その後、このような事実を突き止めたことと、柔道の必修化、それらをマスコミが取り上げたことによって、死亡事故が0件になったと言います。

 

また、組体操に関する問題も同じで、安全に取り組むようになった結果、事故件数が減ったそうで、「危ないものはやらないようにして、健全なものにしていくことが必要です。」と内田氏は考えを述べました。

 

続いて、内田氏は、「ブラック部活」の問題について、「ある期間だけ盛り上がればいい」という風潮があり、「持続可能な形」になっていないことを指摘しました。

例えば、よく部活動で廊下を走ることがあります。普段は、校則では廊下を走ることが禁止されているのに、部活動では走っています。

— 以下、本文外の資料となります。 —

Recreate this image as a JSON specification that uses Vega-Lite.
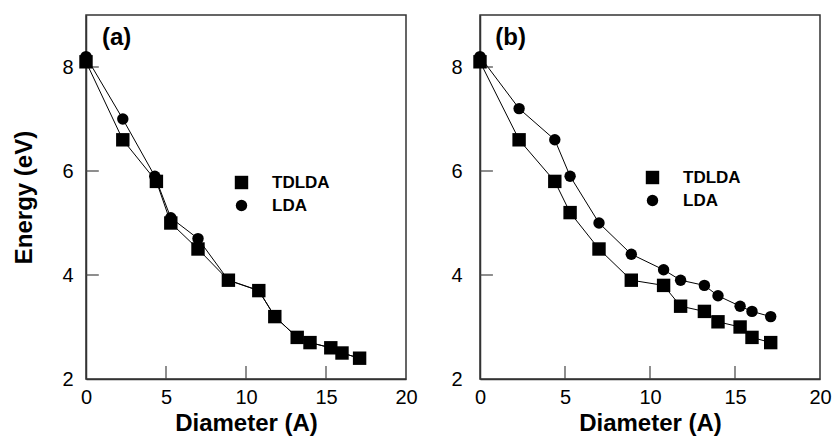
{
  "$schema": "https://vega.github.io/schema/vega-lite/v6.json",
  "padding": {"left": 12, "top": 14, "right": 0, "bottom": 0},
  "background": "white",
  "config": {
    "font": "Liberation Sans",
    "view": {"stroke": "#333", "strokeWidth": 1.5},
    "axis": {
      "grid": false,
      "domainColor": "#333",
      "domainWidth": 1.5,
      "ticks": false,
      "labelFontSize": 20,
      "labelColor": "black",
      "labelFont": "Liberation Sans",
      "labelFlush": false,
      "labelOverlap": false,
      "format": "d",
      "titleFont": "Liberation Sans",
      "titleFontSize": 24,
      "titleFontWeight": "bold",
      "titleColor": "black"
    },
    "legend": {
      "labelFont": "Liberation Sans",
      "labelFontSize": 17,
      "labelFontWeight": "bold",
      "labelColor": "black",
      "padding": 0,
      "labelOffset": 22,
      "rowPadding": 5,
      "symbolStrokeWidth": 0
    }
  },
  "datasets": {
    "pts": [
      {"p": "a", "s": "TDLDA", "d": 0, "e": 8.1},
      {"p": "a", "s": "TDLDA", "d": 2.3, "e": 6.6},
      {"p": "a", "s": "TDLDA", "d": 4.4, "e": 5.8},
      {"p": "a", "s": "TDLDA", "d": 5.3, "e": 5.0},
      {"p": "a", "s": "TDLDA", "d": 7.0, "e": 4.5},
      {"p": "a", "s": "TDLDA", "d": 8.9, "e": 3.9},
      {"p": "a", "s": "TDLDA", "d": 10.8, "e": 3.7},
      {"p": "a", "s": "TDLDA", "d": 11.8, "e": 3.2},
      {"p": "a", "s": "TDLDA", "d": 13.2, "e": 2.8},
      {"p": "a", "s": "TDLDA", "d": 14.0, "e": 2.7},
      {"p": "a", "s": "TDLDA", "d": 15.3, "e": 2.6},
      {"p": "a", "s": "TDLDA", "d": 16.0, "e": 2.5},
      {"p": "a", "s": "TDLDA", "d": 17.1, "e": 2.4},
      {"p": "a", "s": "LDA", "d": 0, "e": 8.2},
      {"p": "a", "s": "LDA", "d": 2.3, "e": 7.0},
      {"p": "a", "s": "LDA", "d": 4.3, "e": 5.9},
      {"p": "a", "s": "LDA", "d": 5.3, "e": 5.1},
      {"p": "a", "s": "LDA", "d": 7.0, "e": 4.7},
      {"p": "a", "s": "LDA", "d": 8.9, "e": 3.9},
      {"p": "a", "s": "LDA", "d": 10.8, "e": 3.7},
      {"p": "a", "s": "LDA", "d": 11.8, "e": 3.2},
      {"p": "a", "s": "LDA", "d": 13.2, "e": 2.8},
      {"p": "a", "s": "LDA", "d": 14.0, "e": 2.7},
      {"p": "a", "s": "LDA", "d": 15.3, "e": 2.6},
      {"p": "a", "s": "LDA", "d": 16.0, "e": 2.5},
      {"p": "a", "s": "LDA", "d": 17.1, "e": 2.4},
      {"p": "b", "s": "TDLDA", "d": 0, "e": 8.1},
      {"p": "b", "s": "TDLDA", "d": 2.3, "e": 6.6},
      {"p": "b", "s": "TDLDA", "d": 4.4, "e": 5.8},
      {"p": "b", "s": "TDLDA", "d": 5.3, "e": 5.2},
      {"p": "b", "s": "TDLDA", "d": 7.0, "e": 4.5},
      {"p": "b", "s": "TDLDA", "d": 8.9, "e": 3.9},
      {"p": "b", "s": "TDLDA", "d": 10.8, "e": 3.8},
      {"p": "b", "s": "TDLDA", "d": 11.8, "e": 3.4},
      {"p": "b", "s": "TDLDA", "d": 13.2, "e": 3.3},
      {"p": "b", "s": "TDLDA", "d": 14.0, "e": 3.1},
      {"p": "b", "s": "TDLDA", "d": 15.3, "e": 3.0},
      {"p": "b", "s": "TDLDA", "d": 16.0, "e": 2.8},
      {"p": "b", "s": "TDLDA", "d": 17.1, "e": 2.7},
      {"p": "b", "s": "LDA", "d": 0, "e": 8.2},
      {"p": "b", "s": "LDA", "d": 2.3, "e": 7.2},
      {"p": "b", "s": "LDA", "d": 4.4, "e": 6.6},
      {"p": "b", "s": "LDA", "d": 5.3, "e": 5.9},
      {"p": "b", "s": "LDA", "d": 7.0, "e": 5.0},
      {"p": "b", "s": "LDA", "d": 8.9, "e": 4.4},
      {"p": "b", "s": "LDA", "d": 10.8, "e": 4.1},
      {"p": "b", "s": "LDA", "d": 11.8, "e": 3.9},
      {"p": "b", "s": "LDA", "d": 13.2, "e": 3.8},
      {"p": "b", "s": "LDA", "d": 14.0, "e": 3.6},
      {"p": "b", "s": "LDA", "d": 15.3, "e": 3.4},
      {"p": "b", "s": "LDA", "d": 16.0, "e": 3.3},
      {"p": "b", "s": "LDA", "d": 17.1, "e": 3.2}
    ],
    "labels": [
      {"p": "a", "t": "(a)", "d": 1.0, "e": 8.56},
      {"p": "b", "t": "(b)", "d": 0.9, "e": 8.56}
    ],
    "xticks": [{"v": 5}, {"v": 10}, {"v": 15}],
    "yticks": [{"v": 4}, {"v": 6}, {"v": 8}]
  },
  "spacing": 32,
  "resolve": {
    "scale": {"shape": "independent", "size": "independent"},
    "legend": {"shape": "independent", "size": "independent"}
  },
  "hconcat": [
    {
      "width": 320,
      "height": 364,
      "layer": [
        {
          "data": {"name": "pts"},
          "transform": [{"filter": "datum.p === 'a'"}],
          "mark": {"type": "line", "color": "black", "strokeWidth": 1},
          "encoding": {
            "x": {"field": "d", "type": "quantitative", "scale": {"domain": [0, 20], "nice": false},
                  "axis": {"values": [0, 5, 10, 15, 20], "title": "Diameter (A)", "labelPadding": 8, "titlePadding": 4}},
            "y": {"field": "e", "type": "quantitative", "scale": {"domain": [2, 9], "nice": false, "zero": false},
                  "axis": {"values": [2, 4, 6, 8], "title": "Energy (eV)", "labelPadding": 13, "titlePadding": 25}},
            "detail": {"field": "s"},
            "order": {"field": "d", "type": "quantitative"}
          }
        },
        {
          "data": {"name": "xticks"},
          "mark": {"type": "rule", "color": "#444", "strokeWidth": 1.2},
          "encoding": {
            "x": {"field": "v", "type": "quantitative"},
            "y": {"datum": 2, "type": "quantitative"},
            "y2": {"datum": 2.25}
          }
        },
        {
          "data": {"name": "yticks"},
          "mark": {"type": "rule", "color": "#444", "strokeWidth": 1.2},
          "encoding": {
            "y": {"field": "v", "type": "quantitative"},
            "x": {"datum": 0, "type": "quantitative"},
            "x2": {"datum": 0.8}
          }
        },
        {
          "data": {"name": "pts"},
          "transform": [{"filter": "datum.p === 'a'"}],
          "mark": {"type": "point", "filled": true, "color": "black", "opacity": 1},
          "encoding": {
            "x": {"field": "d", "type": "quantitative"},
            "y": {"field": "e", "type": "quantitative"},
            "shape": {"field": "s", "type": "nominal", "scale": {"domain": ["TDLDA", "LDA"], "range": ["square", "circle"]},
                      "legend": {"title": null, "orient": "none", "legendX": 147, "legendY": 159}},
            "size": {"field": "s", "type": "nominal", "scale": {"domain": ["TDLDA", "LDA"], "range": [180, 130]},
                     "legend": {"title": null, "orient": "none", "legendX": 147, "legendY": 159}}
          }
        },
        {
          "data": {"name": "labels"},
          "transform": [{"filter": "datum.p === 'a'"}],
          "mark": {"type": "text", "align": "left", "baseline": "middle", "fontSize": 24, "fontWeight": "bold", "color": "black"},
          "encoding": {
            "x": {"field": "d", "type": "quantitative"},
            "y": {"field": "e", "type": "quantitative"},
            "text": {"field": "t"}
          }
        }
      ]
    },
    {
      "width": 340,
      "height": 364,
      "layer": [
        {
          "data": {"name": "pts"},
          "transform": [{"filter": "datum.p === 'b'"}],
          "mark": {"type": "line", "color": "black", "strokeWidth": 1},
          "encoding": {
            "x": {"field": "d", "type": "quantitative", "scale": {"domain": [0, 20], "nice": false},
                  "axis": {"values": [0, 5, 10, 15, 20], "title": "Diameter (A)", "labelPadding": 8, "titlePadding": 4}},
            "y": {"field": "e", "type": "quantitative", "scale": {"domain": [2, 9], "nice": false, "zero": false},
                  "axis": {"values": [2, 4, 6, 8], "title": null, "labelPadding": 18}},
            "detail": {"field": "s"},
            "order": {"field": "d", "type": "quantitative"}
          }
        },
        {
          "data": {"name": "xticks"},
          "mark": {"type": "rule", "color": "#444", "strokeWidth": 1.2},
          "encoding": {
            "x": {"field": "v", "type": "quantitative"},
            "y": {"datum": 2, "type": "quantitative"},
            "y2": {"datum": 2.25}
          }
        },
        {
          "data": {"name": "yticks"},
          "mark": {"type": "rule", "color": "#444", "strokeWidth": 1.2},
          "encoding": {
            "y": {"field": "v", "type": "quantitative"},
            "x": {"datum": 0, "type": "quantitative"},
            "x2": {"datum": 0.76}
          }
        },
        {
          "data": {"name": "pts"},
          "transform": [{"filter": "datum.p === 'b'"}],
          "mark": {"type": "point", "filled": true, "color": "black", "opacity": 1},
          "encoding": {
            "x": {"field": "d", "type": "quantitative"},
            "y": {"field": "e", "type": "quantitative"},
            "shape": {"field": "s", "type": "nominal", "scale": {"domain": ["TDLDA", "LDA"], "range": ["square", "circle"]},
                      "legend": {"title": null, "orient": "none", "legendX": 164, "legendY": 154}},
            "size": {"field": "s", "type": "nominal", "scale": {"domain": ["TDLDA", "LDA"], "range": [180, 130]},
                     "legend": {"title": null, "orient": "none", "legendX": 164, "legendY": 154}}
          }
        },
        {
          "data": {"name": "labels"},
          "transform": [{"filter": "datum.p === 'b'"}],
          "mark": {"type": "text", "align": "left", "baseline": "middle", "fontSize": 24, "fontWeight": "bold", "color": "black"},
          "encoding": {
            "x": {"field": "d", "type": "quantitative"},
            "y": {"field": "e", "type": "quantitative"},
            "text": {"field": "t"}
          }
        }
      ]
    }
  ]
}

それでは、なぜ廊下を走るのでしょうか? その理由を内田氏は次のように分析します。

「それは部活動の制度設計が成されていないためです。学校で部活動をどのように行っていくのかを体系として考えていないため、活動場所をどのように確保して、融通して活動を行うのかといったことが定められていないのです。そのため、場当たり的に廊下で走るというような状況になっています。」

また、部活動の顧問の教師は、約半数が素人であり、部活動の時間に活動の状況を見ていないこともよくあると言います。

 

さらに、部活動は、非強制的なものであるが、3割の中学校では、全員参加が強制されており、9割は部活動を行っています。一部では、土日に行うと休養が取れないという理由から、大会が平日に行われており、学校の授業を阻害しているところもあります。

この点について、内田氏はこう話します。

「なによりも部活動は過熱しやすい性質を持っています。学校を訪れると、部活動のトロフィーが置かれていたり、生徒の活躍に関する垂れ幕が校舎に掲出されたりしています。部活動は、苦しい練習に耐えて、到達点に達成することもあるので、「楽しいからハマる」人が多くいます。(一方で、燃え尽きる人も多く産みだしていますが、)そのような環境の中で、練習時間が増えていってしまいます。外部指導者の導入も検討されているが、この場合、先生の負担は減るが、外部指導者の方が積極的に練習を行う傾向があります。例えば、国語の授業は、学習指導要領等により時間数等の制限があるのに対して、部活動は無制限となっているため、規制が必要なのではないでしょうか。」

 

最後に、内田氏は、「スポーツ界のトッププロの多くは民間のクラブで育っており、部活では育っていないという現状があります。学校の部活動は、全国的な大会を実施していくのではなく、地域の大会だけにするなどして、縮小していく方が望ましいと思います。しかし、今はまだそういう議論にはなっていません。」と展望と課題を語りました。

 

 

両氏の講演の後、弁護士の岡崎慎子氏を交えてのパネルディスカッション、さらには、会場からの質問に両氏が答える形で意見交換が続きました。会場からは、「親ができることはなんでしょうか?」「国際比較は? 現場の先生はどう思っている?」「必要と理不尽の線引きは?」などの多くの質問が出されました。

 

議論は尽きませんが、「ブラック校則」「ブラック部活」の実態と解決への希望が見えた非常に中身の濃いイベントとなりました。